Cover Price | Publisher/Creator Take Home |
$1.99 | $1.39 |
$1.49 | $1.04 |
$0.99 | $0.69 |
A single issue purchase with PayPal’s micropayment system is going to be 5% of the purchase plus 5 cents.
So if you’re splitting the revenues with an application provider and selling on the general web (i.e. not in the Apple App Store or Android Market), you’re looking at:
Cover Price | Publisher/Creator Take Home |
$1.99 | $0.92 |
$1.49 | $0.68 |
$0.99 | $0.46 |
And, finally, if you’re just doing micropayments directly.
Cover Price | Publisher/Creator Take Home |
$1.99 | $1.84 |
$1.49 | $1.37 |
$0.99 | $0.89 |
Backtracking a little bit, if your main criterion is to have the same income for a single digital sale as a single print sale, these two scenarios are where it gets interesting. A $1.99 download off the web (i.e., without Apple’s fees) will get you in spitting distance of that $1 per issue Image rule of thumb. If you could sell a download off your own website, odd are quite good you’re making more money per issue at both the $1.49 and $1.99 price point as an independent creator.

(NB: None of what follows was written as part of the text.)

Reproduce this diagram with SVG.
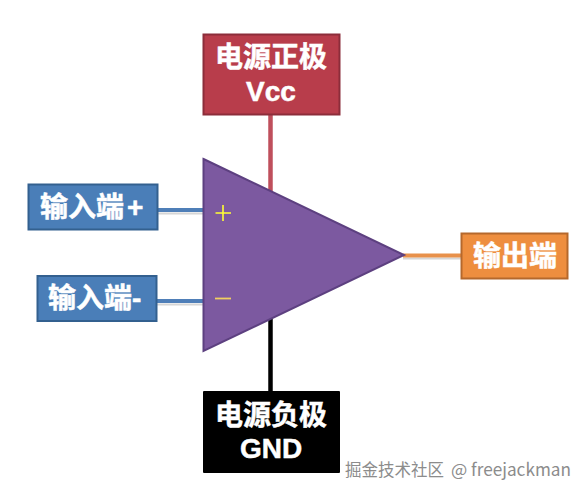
<svg xmlns="http://www.w3.org/2000/svg" width="587" height="494" viewBox="0 0 587 494">
<style>
text{font-family:"Noto Sans CJK SC","Noto Sans",sans-serif;font-weight:700;fill:#fff;stroke:#fff;stroke-width:.5;font-size:28px}
.c{text-anchor:middle}
.lat{font-family:"Liberation Sans",Arial,sans-serif}
.in{stroke:#4f7fb8;stroke-width:4;fill:none}
.sh{stroke:#d6d6d6;stroke-width:2;fill:none}
.box{stroke-width:2}
.sym{stroke:#ffff33;stroke-width:1.6;fill:none}
.wm{font-size:16.500px;font-weight:400;fill:#8c8c8c;stroke:none}
</style>
<rect width="587" height="494" fill="#fff"/>
<g id="connectors" fill="none">
<path class="sh" d="M158 213.500H204M157 304.500H204M403 258.500H461"/>
<path class="in" d="M158 210H204"/>
<path class="in" d="M157 301H204"/>
<path d="M270.500 114V192" stroke="#bf4f5c" stroke-width="4.500"/>
<path d="M270.500 318V391" stroke="#000" stroke-width="4.500"/>
<path d="M403 255.500H461" stroke="#e8914b" stroke-width="4"/>
</g>
<g id="opamp">
<polygon points="203.500,159 404,255 203.500,351" fill="#7c59a0" stroke="#5d4080" stroke-width="2"/>
<path class="sym" d="M215.500 213H231M223 205V221"/>
<path d="M215 298.500H231" stroke="#f0d060" stroke-width="1.800"/>
</g>
<g id="vcc">
<rect class="box" x="203.500" y="34.500" width="136" height="80" fill="#b83d4b" stroke="#8c2d3a"/>
<text class="c" x="271" y="67">电源正极</text>
<text class="c lat" x="271" y="101">Vcc</text>
</g>
<g id="gnd">
<rect x="203" y="391" width="137" height="82" rx="1" fill="#000"/>
<text class="c" x="271" y="425">电源负极</text>
<text class="c lat" x="271" y="458">GND</text>
</g>
<g id="input-plus">
<rect class="box" x="28.500" y="184.500" width="129" height="45" fill="#4a7eb8" stroke="#33608f"/>
<text x="40" y="217">输入端<tspan class="lat" x="127" y="217">+</tspan></text>
</g>
<g id="input-minus">
<rect class="box" x="37.500" y="276" width="119" height="45" fill="#4a7eb8" stroke="#33608f"/>
<text x="48" y="308">输入端<tspan class="lat" x="132" y="308">-</tspan></text>
</g>
<g id="output">
<rect class="box" x="461.500" y="233.500" width="106" height="45" fill="#ee8e3f" stroke="#b5682c"/>
<text x="473" y="266">输出端</text>
</g>
<text class="wm" x="345" y="476">掘金技术社区<tspan x="451" style="font-size:17.200px">@ freejackman</tspan></text>
</svg>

If you’re a publisher, how much you expect to make on a single issue depends on a few things–individual print run, total print volume, do you have ad income and at what rates? Using some very rough math, figure somewhere in the $1-$1.40 range for a $2.99 comic and $1.40-$1.80 for a $3.99 comic.

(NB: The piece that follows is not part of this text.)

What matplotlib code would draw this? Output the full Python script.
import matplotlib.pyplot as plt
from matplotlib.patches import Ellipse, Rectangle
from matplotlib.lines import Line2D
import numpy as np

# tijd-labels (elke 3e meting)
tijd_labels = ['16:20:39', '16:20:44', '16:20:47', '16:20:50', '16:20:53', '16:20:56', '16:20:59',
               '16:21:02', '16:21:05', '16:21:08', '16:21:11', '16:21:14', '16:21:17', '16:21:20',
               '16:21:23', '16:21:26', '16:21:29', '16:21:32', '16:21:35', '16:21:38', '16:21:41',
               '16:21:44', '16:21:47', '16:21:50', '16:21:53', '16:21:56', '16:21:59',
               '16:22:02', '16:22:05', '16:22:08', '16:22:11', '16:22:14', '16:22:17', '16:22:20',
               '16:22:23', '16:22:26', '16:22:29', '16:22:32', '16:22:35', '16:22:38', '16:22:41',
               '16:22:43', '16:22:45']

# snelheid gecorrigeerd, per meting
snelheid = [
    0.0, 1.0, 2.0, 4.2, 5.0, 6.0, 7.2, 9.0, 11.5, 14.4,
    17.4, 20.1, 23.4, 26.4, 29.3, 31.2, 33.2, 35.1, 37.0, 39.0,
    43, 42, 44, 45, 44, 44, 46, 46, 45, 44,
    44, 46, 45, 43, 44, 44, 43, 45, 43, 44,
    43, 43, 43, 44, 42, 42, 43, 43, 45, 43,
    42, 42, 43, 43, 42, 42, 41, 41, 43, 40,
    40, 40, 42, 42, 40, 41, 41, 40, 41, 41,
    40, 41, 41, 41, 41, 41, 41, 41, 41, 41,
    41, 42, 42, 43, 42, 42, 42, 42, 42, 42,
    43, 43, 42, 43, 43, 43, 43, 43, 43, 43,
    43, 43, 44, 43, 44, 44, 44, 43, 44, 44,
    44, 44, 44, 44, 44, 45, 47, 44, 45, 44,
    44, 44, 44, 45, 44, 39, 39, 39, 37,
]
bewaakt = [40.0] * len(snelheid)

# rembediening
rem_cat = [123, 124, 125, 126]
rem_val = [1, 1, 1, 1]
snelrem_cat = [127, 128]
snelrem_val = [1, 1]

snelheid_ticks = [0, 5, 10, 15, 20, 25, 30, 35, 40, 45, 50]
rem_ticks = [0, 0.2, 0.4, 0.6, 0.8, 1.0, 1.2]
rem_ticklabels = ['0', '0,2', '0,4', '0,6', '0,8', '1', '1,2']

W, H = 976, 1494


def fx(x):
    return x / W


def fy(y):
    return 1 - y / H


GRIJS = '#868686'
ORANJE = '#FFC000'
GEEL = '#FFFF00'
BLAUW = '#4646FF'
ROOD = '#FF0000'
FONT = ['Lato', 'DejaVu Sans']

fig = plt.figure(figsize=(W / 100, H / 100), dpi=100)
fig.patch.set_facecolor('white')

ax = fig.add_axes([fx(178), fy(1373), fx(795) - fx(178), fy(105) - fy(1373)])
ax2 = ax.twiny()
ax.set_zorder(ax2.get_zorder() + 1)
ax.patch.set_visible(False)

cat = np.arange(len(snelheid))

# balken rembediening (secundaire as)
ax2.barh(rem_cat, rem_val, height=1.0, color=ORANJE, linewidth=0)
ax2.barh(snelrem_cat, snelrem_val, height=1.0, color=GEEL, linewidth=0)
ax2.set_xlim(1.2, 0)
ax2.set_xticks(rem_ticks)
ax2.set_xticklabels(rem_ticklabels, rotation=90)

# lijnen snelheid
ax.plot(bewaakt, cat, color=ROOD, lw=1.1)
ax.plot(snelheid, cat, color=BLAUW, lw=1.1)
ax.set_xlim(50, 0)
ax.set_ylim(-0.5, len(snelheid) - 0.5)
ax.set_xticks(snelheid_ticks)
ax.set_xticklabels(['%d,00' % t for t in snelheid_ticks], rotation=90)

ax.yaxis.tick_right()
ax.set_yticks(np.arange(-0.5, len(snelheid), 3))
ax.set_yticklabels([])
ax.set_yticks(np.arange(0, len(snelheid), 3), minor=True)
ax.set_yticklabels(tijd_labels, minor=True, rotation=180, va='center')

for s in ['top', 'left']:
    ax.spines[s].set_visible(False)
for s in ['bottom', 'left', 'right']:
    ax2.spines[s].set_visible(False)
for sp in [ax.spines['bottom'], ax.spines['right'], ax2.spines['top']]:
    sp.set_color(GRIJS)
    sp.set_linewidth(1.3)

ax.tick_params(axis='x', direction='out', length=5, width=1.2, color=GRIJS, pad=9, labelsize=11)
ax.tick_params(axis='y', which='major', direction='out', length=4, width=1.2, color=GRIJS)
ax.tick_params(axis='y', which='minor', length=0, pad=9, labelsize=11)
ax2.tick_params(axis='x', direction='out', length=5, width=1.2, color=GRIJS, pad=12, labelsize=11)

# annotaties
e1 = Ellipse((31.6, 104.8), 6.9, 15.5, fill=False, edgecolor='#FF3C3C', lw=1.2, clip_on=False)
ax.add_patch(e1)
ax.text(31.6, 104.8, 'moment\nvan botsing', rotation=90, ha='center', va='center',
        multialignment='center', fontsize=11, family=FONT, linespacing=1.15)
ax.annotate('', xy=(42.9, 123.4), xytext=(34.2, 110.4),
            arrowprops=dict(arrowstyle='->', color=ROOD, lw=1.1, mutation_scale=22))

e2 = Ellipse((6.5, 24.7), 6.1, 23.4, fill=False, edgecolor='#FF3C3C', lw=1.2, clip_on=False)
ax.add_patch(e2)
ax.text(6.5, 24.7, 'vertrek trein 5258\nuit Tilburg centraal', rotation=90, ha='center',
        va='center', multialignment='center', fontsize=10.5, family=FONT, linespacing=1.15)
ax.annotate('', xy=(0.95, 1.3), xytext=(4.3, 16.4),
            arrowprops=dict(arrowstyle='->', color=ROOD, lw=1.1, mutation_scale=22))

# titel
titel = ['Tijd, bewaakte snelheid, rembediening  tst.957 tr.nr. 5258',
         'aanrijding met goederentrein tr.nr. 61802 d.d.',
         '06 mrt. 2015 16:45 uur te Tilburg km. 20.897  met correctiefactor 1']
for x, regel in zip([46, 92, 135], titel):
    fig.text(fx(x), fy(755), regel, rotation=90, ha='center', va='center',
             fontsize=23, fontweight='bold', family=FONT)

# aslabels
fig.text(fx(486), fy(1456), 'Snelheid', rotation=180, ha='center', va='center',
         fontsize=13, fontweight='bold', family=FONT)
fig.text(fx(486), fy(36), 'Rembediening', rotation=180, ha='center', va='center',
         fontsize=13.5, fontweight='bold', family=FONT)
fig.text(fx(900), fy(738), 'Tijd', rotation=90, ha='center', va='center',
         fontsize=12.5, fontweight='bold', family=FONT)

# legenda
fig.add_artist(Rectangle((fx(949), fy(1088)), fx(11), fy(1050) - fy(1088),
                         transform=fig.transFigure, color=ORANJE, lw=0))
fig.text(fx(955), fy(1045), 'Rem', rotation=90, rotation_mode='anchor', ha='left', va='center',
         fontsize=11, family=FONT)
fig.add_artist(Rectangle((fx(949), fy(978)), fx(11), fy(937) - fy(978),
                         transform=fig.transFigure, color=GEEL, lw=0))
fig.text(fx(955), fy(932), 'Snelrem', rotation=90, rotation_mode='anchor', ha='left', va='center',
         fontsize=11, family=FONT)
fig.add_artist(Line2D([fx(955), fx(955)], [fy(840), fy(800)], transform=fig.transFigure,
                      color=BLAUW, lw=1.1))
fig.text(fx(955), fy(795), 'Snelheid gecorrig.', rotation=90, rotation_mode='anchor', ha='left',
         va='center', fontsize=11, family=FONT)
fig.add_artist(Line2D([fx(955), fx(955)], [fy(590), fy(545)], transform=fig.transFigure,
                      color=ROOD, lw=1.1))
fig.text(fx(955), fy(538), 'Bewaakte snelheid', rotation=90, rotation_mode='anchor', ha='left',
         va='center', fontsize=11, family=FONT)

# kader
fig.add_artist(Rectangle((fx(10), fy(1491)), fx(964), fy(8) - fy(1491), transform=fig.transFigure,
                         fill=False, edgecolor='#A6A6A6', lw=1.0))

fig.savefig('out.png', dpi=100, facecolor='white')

I’m looking down at $3.50 copy of Hellboy: the Sleeping and the Dead, and I’m thinking $1.37 take home is probably just about right for Dark Horse, and that’s what they’d theoretically be keeping on a $1.49 transaction off their own website.
As I said earlier, you have to ask yourself a couple questions about how you view digital downloads. Are they primarily new customers? Will it end up being a higher volume product?
Dark Horse is a big enough name and has significant licenses, so they should have a much easier time going it alone for digital downloads than an independent cartoonist who will likely need to look at the use of an application provider and/or listing in an established store as a marketing cost for his/her work.
That, however, is the rough math on how digital download pricing compares with print income.